После поездок 1831 и 1832 гг. для собирания песен Киреевский летом 1834 г. предпринял еще одну, последнюю такую поездку в больших размерах. Исходным пунктом был, по-видимому, опять Осташков, уже знакомый ему по прежним розыскам; отсюда он неутомимо разъезжал по ближним и дальним местам с мая до осени. Дошел до него слух о ярмарке где-то в Новгородской губернии, которая должна продолжаться целых четыре дня, — «стало быть, можно надеяться на добычу», — он отправляется туда, плывет 40 верст по Селигеру, потом едет 25 верст на лошадях; вернувшись из этого похода, оказавшегося неудачным, он через два дня плывет верст за 12 от Осташкова на какой-то сельский праздник, проводит там три дня и вывозит оттуда 20 свадебных песен и т. д. В конце июля, оставив Осташков, он пустился по Старорусской дороге, свернул в сторону, чтобы посмотреть верховье Волги, заехал в Старую Руссу и оттуда на пароходе добрался до Новгорода. Здесь он не искал ни песен, ни преданий: «Здесь только одни могилы и камни, а все живое забито военными поселениями, с которыми даже тень поэзии несовместна»; но он хотел познакомиться с богатой каменной поэзией Новгорода. И как он умел чувствовать поэзию прошлого! Он сам становится поэтом, когда описывает впечатление, произведенное на него Новгородом. Он увидел его с Волховского моста, в первый раз — при заходе солнца; верст за сорок в окрестностях горели леса, и дым от пожарища доходил до города.
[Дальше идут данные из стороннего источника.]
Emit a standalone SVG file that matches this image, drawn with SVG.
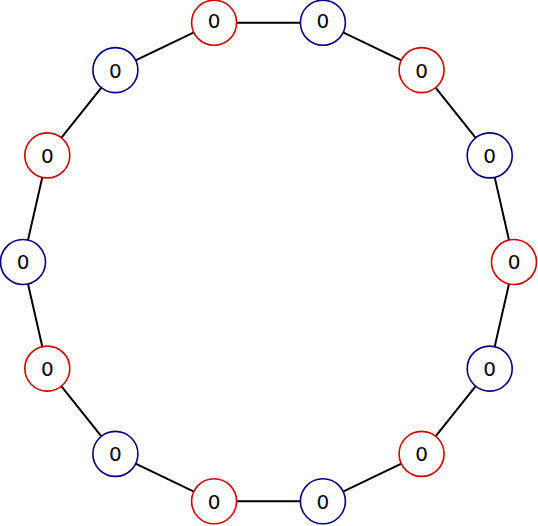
<svg xmlns="http://www.w3.org/2000/svg" width="538" height="526" viewBox="0 0 538 526">
<style>
.e{stroke:#000;stroke-width:2;fill:none}
.r circle{fill:#fff;stroke:#d40000;stroke-width:1.6}
.b circle{fill:#fff;stroke:#000080;stroke-width:1.6}
text{font-family:"DejaVu Sans",sans-serif;font-size:20px;text-anchor:middle;fill:#000}
</style>
<rect width="538" height="526" fill="#fff"/>
<g id="edges">
<polygon class="e" points="214.1,22.7 322.9,22.7 421.6,70.1 489.7,155.4 514.0,262 489.7,368.6 421.6,453.9 322.9,501.3 214.1,501.3 115.4,453.9 47.3,368.6 23,262 47.3,155.4 115.4,70.1"/>
</g>
<g id="n1" class="r"><circle cx="214.1" cy="22.7" r="22.5"/><text x="214.1" y="28">0</text></g>
<g id="n2" class="b"><circle cx="322.9" cy="22.7" r="22.5"/><text x="322.9" y="28">0</text></g>
<g id="n3" class="r"><circle cx="421.6" cy="70.1" r="22.5"/><text x="421.6" y="77.5">0</text></g>
<g id="n4" class="b"><circle cx="489.7" cy="155.4" r="22.5"/><text x="489.7" y="162.8">0</text></g>
<g id="n5" class="r"><circle cx="514.0" cy="262" r="22.5"/><text x="514.0" y="269.4">0</text></g>
<g id="n6" class="b"><circle cx="489.7" cy="368.6" r="22.5"/><text x="489.7" y="376">0</text></g>
<g id="n7" class="r"><circle cx="421.6" cy="453.9" r="22.5"/><text x="421.6" y="461.3">0</text></g>
<g id="n8" class="b"><circle cx="322.9" cy="501.3" r="22.5"/><text x="322.9" y="508.7">0</text></g>
<g id="n9" class="r"><circle cx="214.1" cy="501.3" r="22.5"/><text x="214.1" y="508.7">0</text></g>
<g id="n10" class="b"><circle cx="115.4" cy="453.9" r="22.5"/><text x="115.4" y="461.3">0</text></g>
<g id="n11" class="r"><circle cx="47.3" cy="368.6" r="22.5"/><text x="47.3" y="376">0</text></g>
<g id="n12" class="b"><circle cx="23" cy="262" r="22.5"/><text x="23" y="269.4">0</text></g>
<g id="n13" class="r"><circle cx="47.3" cy="155.4" r="22.5"/><text x="47.3" y="162.8">0</text></g>
<g id="n14" class="b"><circle cx="115.4" cy="70.1" r="22.5"/><text x="115.4" y="77.5">0</text></g>
</svg>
«В этом дыме, соединившемся с волховскими туманами, пропали все промежутки между теперешним городом и окрестными монастырями, бывшими прежде также в городе, так что город мне показался во всей своей прежней огромности; а заходящее солнце, как история, светило только на городские башни, монастыри и соборы и на белые стены значительных зданий; все мелкое сливалось в одну безличную массу, и в этой массе, соединенной туманом, было также что-то огромное. На другой день все было опять в настоящем виде, как будто в одну ночь прошли 300 лет, разрушивших Новгород». Он и комнату себе нанял в Новгороде, хотя скверную внутри, но зато на берегу Волхова, с видом на Кремль и Софийский собор, «самое прекрасное здание, какое я видел в России».
Дело собирания народных песен нашло живой отклик в среде лучших людей того времени: Пушкин прислал песни из Псковской губернии, Гоголь — из разных мест России, Кольцов — из Воронежа, Снегирев — из Тверской и Костромской губерний, Шевырев — из Саратовской губернии, Попов — из Рязанской губернии, Кавелин — из Тульской и Нижегородской, Вельтман — из Калужской, Даль — из Приуралья, Якушкин — из разных мест, Ознобишин — свадебные песни из Псковской губернии. Таким образом, собрание Киреевского обнимало почти все великорусские губернии и захватывало часть южных; кроме того, в состав его вошло значительное количество песен белорусских. «Киреевский своим личным трудом или за плату из своих личных средств при помощи местных сил собрал и записал до 500 народных песен из белорусских областей: “от Чудского озера до Волыни и Сурожа (Крым), от литовского Берестья до Вязьмы и под Можайск”»276.
Еще в 1833 г. пишет Петр Васильевич поэту Языкову: «Знаешь ли ты, что готовящееся собрание русских песен будет не только лучшая книга нашей литературы вообще, но что оно, если дойдет до сведения иностранцев в должной степени и будет ими понято, то должно их ошеломить так, как они ошеломлены быть не ожидают!» Далее он говорит, что «в большей части западных государств живая литература преданий почти изгладилась». Он перечисляет европейские сборники народных песен: Вальтер Скотт собрал 77 номеров шотландских песен. Шведских собрано и переведено на немецкий язык 100 номеров. Датский сборник не превосходит этого количества. Французских песен не существует. Итальянский беден в поэтическом отношении и включает 100 номеров; испанских существует два: в одном 68 номеров, в другом 80. Англия известна своей бедностью, и немецкий сборник ничтожен. А «у нас, если выбрать самоцветные каменья из всех наших песенников, загроможденных сором (а это, по моему мнению, необходимо), то будет 2000!». Здесь он не считает те песни, которые ему привезет Пушкин, кроме доставленных ему 40 номеров и других из Рыльска от некоего Якимова. Затем он сообщает, что предисловие к сборнику обещано самим Пушкиным. Издать берется Смирдин на свои средства. Цифры, указанные выше, соответствовали началу собирания. Под конец жизни Петра Васильевича число номеров увеличилось в несколько раз.